I still allow myself some flexibility. If waking up early to put in extra hours feels right or, conversely, if it’s allowing myself the space to work through a creative problem away from the computer, then I want to make sure I have that option. I think that’s where chaotic thinking can meet systematic thinking most productively. If the energy is there, the system can allow for just enough bend.
What's your workstation setup?
I converted a closet in our second bedroom into a desk space. It’s a nice, wide desk. The room is filled with plants. I love working in a space that feels green and alive. I still travel occasionally, and we like hosting visitors, so to really utilise the space my office can double as an Airbnb rental space. I also keep a membership at a local co-working space, which is great for connecting with people or hosting meetings.
At home I use a 27” 5k retina iMac that serves as my main workstation. I also have a 13” MacBook Pro that I use for travel, co-working days and coffee shops, an older Wacom bamboo tablet that still does exactly what I need it to, a small library of design books, a stack of notebooks, markers, pens and pencils. Good headphones are a vital part of my setup too. I can’t work without music.

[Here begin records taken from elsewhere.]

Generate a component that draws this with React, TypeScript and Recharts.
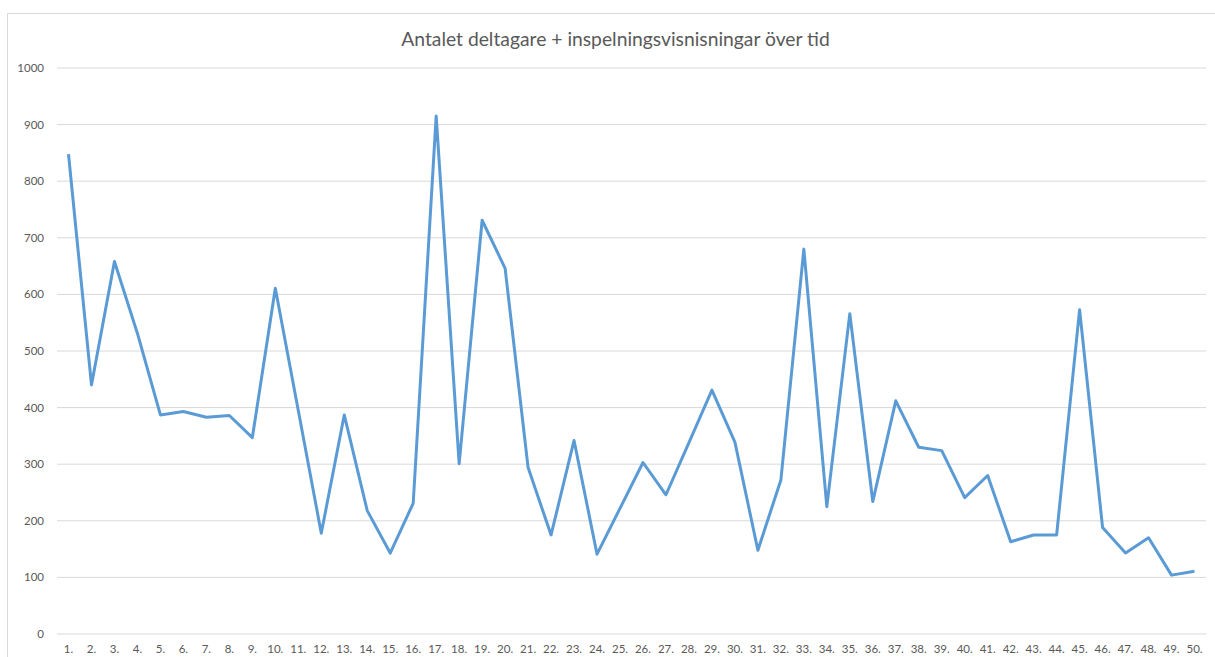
import { LineChart, CartesianGrid, XAxis, YAxis, Line } from 'recharts'

const TITLE = 'Antalet deltagare + inspelningsvisnisningar över tid'

const SESSIONS = Array.from({ length: 50 }, (_, i) => `${i + 1}.`)

const VIEWERS = [
  848, 440, 658, 531, 387, 393, 383, 386, 347, 611,
  395, 178, 387, 218, 143, 231, 915, 301, 731, 646,
  294, 175, 342, 141, 222, 303, 246, 338, 431, 339,
  148, 272, 680, 225, 566, 234, 412, 330, 324, 241,
  280, 163, 175, 175, 573, 188, 143, 170, 104, 111,
]

const Y_TICKS = [0, 100, 200, 300, 400, 500, 600, 700, 800, 900, 1000]

const FONT = 'Lato, "Open Sans", sans-serif'
const TICK = { fill: '#595959', fontSize: 11.5, fontFamily: FONT }

const data = SESSIONS.map((s, i) => ({ session: s, value: VIEWERS[i] }))

export default function App() {
  return (
    <div
      style={{
        position: 'absolute',
        left: 7,
        top: 13,
        width: 1210,
        height: 646,
        borderTop: '1px solid #d9d9d9',
        borderLeft: '1px solid #d9d9d9',
        background: '#fff',
        overflow: 'hidden',
      }}
    >
      <div
        style={{
          position: 'absolute',
          top: 13,
          left: 0,
          width: 1215,
          textAlign: 'center',
          fontFamily: FONT,
          fontSize: 19.3,
          color: '#595959',
        }}
      >
        {TITLE}
      </div>
      <LineChart
        width={1208}
        height={644}
        data={data}
        margin={{ top: 54, right: 10, bottom: 0, left: 0 }}
      >
        <CartesianGrid stroke="#d9d9d9" vertical={false} />
        <XAxis
          dataKey="session"
          interval={0}
          tick={TICK}
          tickLine={false}
          axisLine={false}
          tickSize={0}
          tickMargin={11}
          height={24}
          padding={{ left: 11.5, right: 11.5 }}
        />
        <YAxis
          domain={[0, 1000]}
          ticks={Y_TICKS}
          tick={TICK}
          tickLine={false}
          axisLine={false}
          tickSize={0}
          tickMargin={13}
          width={49}
        />
        <Line
          dataKey="value"
          stroke="#5b9bd5"
          strokeWidth={3}
          strokeLinejoin="round"
          dot={false}
          isAnimationActive={false}
        />
      </LineChart>
    </div>
  )
}
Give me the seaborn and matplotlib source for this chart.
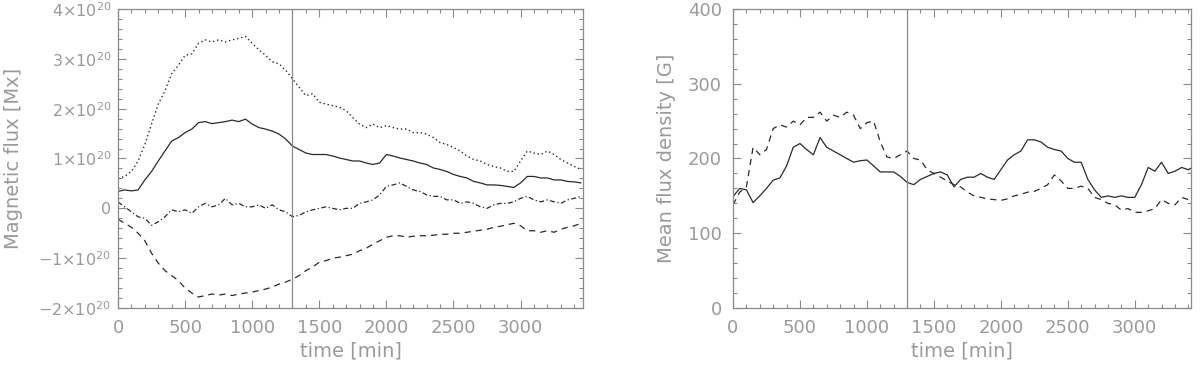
import numpy as np
import pandas as pd
import seaborn as sns
import matplotlib.pyplot as plt
from matplotlib.ticker import MultipleLocator, FuncFormatter

sns.set_style("ticks")
plt.rcParams['font.family'] = ['DejaVu Sans']

# time grid [min], values every 50 min
time = np.arange(0, 3451, 50)

# left panel, units of 1e20 Mx
flux_total = [0.60, 0.64, 0.74, 0.95, 1.28, 1.69, 2.09, 2.36, 2.70, 2.87,
              3.07, 3.10, 3.31, 3.38, 3.34, 3.38, 3.34, 3.38, 3.41, 3.45,
              3.31, 3.18, 3.07, 2.94, 2.90, 2.77, 2.60, 2.43, 2.26, 2.30,
              2.13, 2.09, 2.06, 2.03, 1.96, 1.82, 1.69, 1.62, 1.69, 1.62,
              1.66, 1.62, 1.59, 1.59, 1.52, 1.52, 1.49, 1.42, 1.32, 1.28,
              1.22, 1.15, 1.05, 0.98, 0.95, 0.88, 0.84, 0.81, 0.74, 0.74,
              0.95, 1.15, 1.11, 1.08, 1.15, 1.08, 0.98, 0.91, 0.84, 0.78]
flux_pos = [0.34, 0.37, 0.35, 0.37, 0.57, 0.74, 0.95, 1.15, 1.35, 1.42,
            1.52, 1.59, 1.72, 1.74, 1.70, 1.72, 1.74, 1.77, 1.74, 1.79,
            1.69, 1.62, 1.59, 1.55, 1.49, 1.39, 1.25, 1.18, 1.11, 1.08,
            1.08, 1.08, 1.05, 1.01, 0.98, 0.95, 0.95, 0.91, 0.88, 0.91,
            1.08, 1.05, 1.01, 0.98, 0.95, 0.91, 0.88, 0.81, 0.78, 0.74,
            0.68, 0.64, 0.61, 0.54, 0.51, 0.47, 0.47, 0.46, 0.44, 0.42,
            0.51, 0.64, 0.64, 0.61, 0.61, 0.57, 0.57, 0.54, 0.53, 0.51]
flux_net = [0.13, 0.03, -0.07, -0.17, -0.20, -0.34, -0.27, -0.17, -0.03, -0.07,
            -0.03, -0.10, 0.03, 0.10, 0.03, 0.07, 0.20, 0.07, 0.10, 0.03,
            0.03, 0.07, 0.00, 0.07, -0.03, -0.07, -0.17, -0.14, -0.07, -0.03,
            0.00, 0.03, 0.00, -0.03, 0.00, 0.00, 0.10, 0.13, 0.17, 0.27,
            0.44, 0.47, 0.51, 0.44, 0.37, 0.34, 0.27, 0.24, 0.24, 0.17,
            0.17, 0.10, 0.13, 0.10, 0.03, 0.00, 0.07, 0.10, 0.10, 0.13,
            0.20, 0.24, 0.17, 0.13, 0.17, 0.13, 0.10, 0.17, 0.20, 0.24]
flux_neg = [-0.22, -0.30, -0.38, -0.50, -0.65, -0.90, -1.10, -1.25, -1.35, -1.45,
            -1.60, -1.70, -1.78, -1.75, -1.72, -1.74, -1.72, -1.75, -1.72, -1.70,
            -1.68, -1.65, -1.62, -1.58, -1.52, -1.48, -1.42, -1.35, -1.25, -1.18,
            -1.08, -1.05, -1.00, -0.98, -0.95, -0.92, -0.85, -0.80, -0.72, -0.65,
            -0.58, -0.55, -0.55, -0.58, -0.56, -0.55, -0.55, -0.54, -0.52, -0.52,
            -0.50, -0.50, -0.48, -0.46, -0.44, -0.42, -0.38, -0.36, -0.33, -0.30,
            -0.35, -0.45, -0.45, -0.48, -0.45, -0.48, -0.42, -0.38, -0.35, -0.30]

# right panel, mean flux density [G]
dens_solid = [149, 160, 158, 141, 150, 160, 171, 174, 190, 215,
              220, 212, 205, 228, 215, 210, 205, 200, 195, 197,
              198, 190, 182, 182, 182, 176, 168, 165, 172, 176,
              180, 182, 178, 162, 172, 175, 175, 180, 175, 172,
              185, 198, 205, 210, 225, 225, 222, 215, 212, 210,
              200, 195, 195, 172, 158, 148, 150, 148, 150, 148,
              148, 165, 188, 183, 195, 180, 183, 188, 185, 190]
dens_dash = [138, 155, 162, 215, 205, 212, 240, 245, 242, 250,
             245, 255, 255, 262, 250, 258, 255, 262, 258, 240,
             248, 250, 222, 202, 200, 205, 210, 200, 198, 185,
             180, 175, 170, 165, 162, 155, 150, 148, 146, 145,
             144, 146, 150, 152, 155, 156, 160, 165, 178, 170,
             160, 160, 163, 160, 148, 145, 140, 138, 131, 133,
             128, 128, 130, 133, 145, 140, 138, 148, 145, 140]

t_mark = 1300
line_c = '#2a2a2a'
axis_c = '#8a8a8a'
text_c = '#9a9a9a'

fig = plt.figure(figsize=(12, 3.66), dpi=100)
ax1 = fig.add_axes([118 / 1200, 58 / 366, 465 / 1200, 299 / 366])
ax2 = fig.add_axes([733 / 1200, 58 / 366, 458 / 1200, 299 / 366])

df1 = pd.DataFrame({'t': time, 'tot': np.array(flux_total) * 1e20,
                    'pos': np.array(flux_pos) * 1e20,
                    'net': np.array(flux_net) * 1e20,
                    'neg': np.array(flux_neg) * 1e20})
sns.lineplot(data=df1, x='t', y='tot', ax=ax1, color=line_c, lw=1.0, linestyle=(0, (1, 2)))
sns.lineplot(data=df1, x='t', y='pos', ax=ax1, color=line_c, lw=0.9)
sns.lineplot(data=df1, x='t', y='net', ax=ax1, color=line_c, lw=0.9, linestyle=(0, (4, 2, 1, 2)))
sns.lineplot(data=df1, x='t', y='neg', ax=ax1, color=line_c, lw=0.9, linestyle=(0, (5, 4)))

df2 = pd.DataFrame({'t': time, 'solid': dens_solid, 'dash': dens_dash})
sns.lineplot(data=df2, x='t', y='solid', ax=ax2, color=line_c, lw=0.9)
sns.lineplot(data=df2, x='t', y='dash', ax=ax2, color=line_c, lw=0.9, linestyle=(0, (5, 4)))


def sci_fmt(v, pos):
    n = int(round(v / 1e20))
    if n == 0:
        return '0'
    return r'$%s{\times}10^{20}$' % ('\u2212%d' % abs(n) if n < 0 else '%d' % n)


for ax, xmax in ((ax1, 3465), (ax2, 3420)):
    ax.axvline(t_mark, color='#8a8a8a', lw=0.9)
    ax.set_xlim(0, xmax)
    ax.xaxis.set_major_locator(MultipleLocator(500))
    ax.xaxis.set_minor_locator(MultipleLocator(100))
    ax.tick_params(which='both', direction='in', top=True, right=True,
                   color=axis_c, labelcolor=text_c, labelsize=13, width=0.8)
    ax.tick_params(which='major', length=6, pad=8)
    ax.tick_params(which='minor', length=3)
    for s in ax.spines.values():
        s.set_color(axis_c)
        s.set_linewidth(0.9)
    ax.set_xlabel('time [min]', color=text_c, fontsize=14, labelpad=3)

ax1.set_ylim(-2e20, 4e20)
ax1.yaxis.set_major_locator(MultipleLocator(1e20))
ax1.yaxis.set_minor_locator(MultipleLocator(0.2e20))
ax1.yaxis.set_major_formatter(FuncFormatter(sci_fmt))
ax1.tick_params(axis='y', labelsize=11.5, pad=5)
ax1.set_ylabel('Magnetic flux [Mx]', color=text_c, fontsize=14)
ax1.yaxis.set_label_coords(-0.205, 0.5)

ax2.set_ylim(0, 400)
ax2.yaxis.set_major_locator(MultipleLocator(100))
ax2.yaxis.set_minor_locator(MultipleLocator(20))
ax2.set_ylabel('Mean flux density [G]', color=text_c, fontsize=14)
ax2.yaxis.set_label_coords(-0.125, 0.5)

fig.savefig('out.png', dpi=100)
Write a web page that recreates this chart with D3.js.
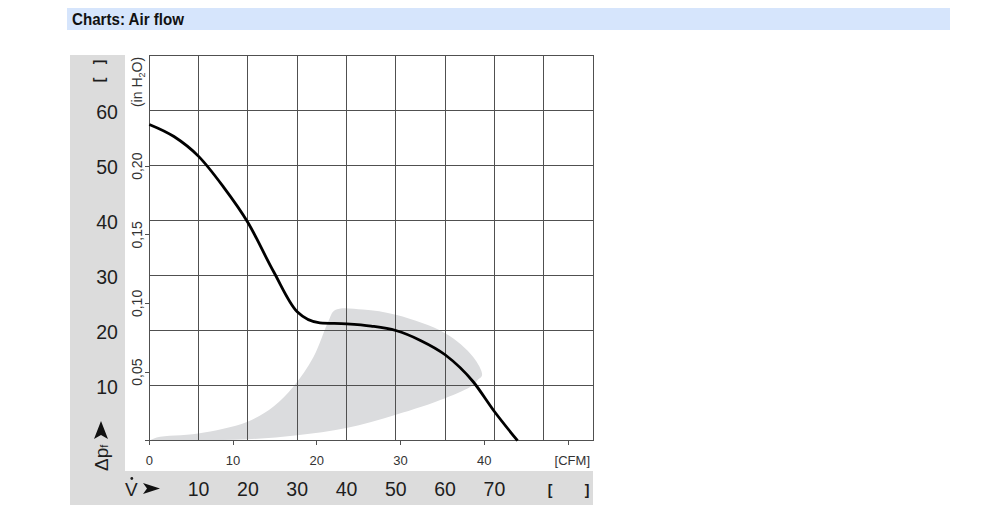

I’ll use any and all design software, but I primarily use Adobe CC. The key commands are basically built into my brain now. I also really like Sketch, and I’ve been playing around with Figma and InVision.
What are you working on?
I recently worked on the logo / brand identity for the San Bernardino County Museum, just outside of Los Angeles. The county covers more land than nine US states and 70 countries. It includes 35 wilderness areas, a national forest, parts of two national parks and the highest peak in Southern California. It’s also a county with fascinating human history, both ancient and modern, so there are an incredibly wide range of topics represented within the museum’s galleries. I worked with the museum curator to create branding that was clear and representative, that could appeal to children as well as the region’s growing millennial population. It was also a project requirement that we maintain a visual relationship with the county’s arrowhead logo. In addition to the identity design, we had to build a system that their designers could pull from.
What’s your design process?
One of the best things about working remotely has been developing new processes. When I was working in an office, it always felt like there was a performative aspect to work that kept drawing everyone back into the same safe processes. I’m still experimenting and refining, but here’s what I do today.
I start by digging through design books for inspiration. I love blogs, but I’ve found that using the internet as a starting point on a project can too easily veer into trend and imitation. My goal at the start of a project is to create something that can survive a change in styles. Books are perfect because they can’t move as quickly as the internet, so most of the work has already endured multiple seasons of shifting visual landscapes. This helps to build a solid foundation for the project.
When I’m feeling fully inspired and ready to jump into the creation process, I’ll sketch out ideas in a notebook. Starting with a physical process helps build healthier thought ecosystems with fewer limitations, which leads to better design ideas and ultimately better work. When I’m ready to digitize, I’ll scan my rough drawings and then import them into Illustrator where I trace, refine and finalize everything.
If I’m working on a digital project, I’ll sketch out rough layout ideas on paper and then jump into wireframing or creating mock-ups to present to project stakeholders. I reference grid and layout books throughout the process, and I love collecting typefaces, colors, and building libraries. I’ll go through my own collections early in the process and write down ideas to push the concepts a bit and maintain a vision for where the project is headed.
What design work has recently inspired you?
There is so much unique, excellent work out happening out there right now. Datalands is probably the coolest company ever to do data visualization. It’s the kind of work that I feel like I’ll never get away with presenting. You have to be on another level to produce work this crisp. This website for the Japanese city of Misato, by Shiftbrain, is so well designed and developed. The use of illustration, animation and color is fun, totally fresh and inspirational. The execution is flawless. It’s a beautiful blueprint for a better internet. Suzy Chan’s student portfolio caught my eye. It’s so intricate, and developing a voice that powerful and unique as a student is an incredible achievement.
I like digging back into design archives to find things that we don’t get to see every day, like this collection of Bulgarian lottery tickets. I’m really influenced by the colorful, geometric funkiness.
Basically, everything that I did as a designer in an office I can still do while working remotely. I’m just a bit happier, freer and better at it now.
What are the biggest advantages of working remotely?
Working remotely gave me the flexibility and freedom to explore how to live better and work smarter. Skipping the commute, living in less densely populated areas, and having the ability to travel and seek new inspiration when it feels right. All of that can help free up mental space to focus on growing as a designer. I make better use of my time, and a lot of the extra time goes toward working on collaborative side projects or volunteering, which is a great way to stay connected with people and give your community a boost.
What are the biggest challenges of working remotely?
Creating distinction between work life and personal life. When I first started out, having a looser work structure often meant that I was going several hours without standing up, skipping meals, and waking up in the middle of the night and checking email. It just wasn’t healthy. I talk to people whose employers are reluctant to set up a distributed office because they think people will just stop working, but in reality the majority of people I know who have failed at working remotely didn’t have any boundaries set up and burned out.
Any advice for designers looking to go remote?
Be good to yourself. Establish boundaries as soon as you know where they need to be for you. It’ll be different for everyone, but whether it’s full time work or freelance — if you’re getting work notifications and phone calls at all hours, that’s just not going to be sustainable.
Stay connected. Find a community, whether it’s a local meetup group, a transient community like Outsite, Slack groups, design conferences, a professional design organization like AIGA, or even just getting coffee with a friend.
I was lucky to make it through my first couple of years as a remote worker, but there are so many communities and resources available now. Remote work can be incredibly rewarding, but in my experience it requires practice and discipline like anything else.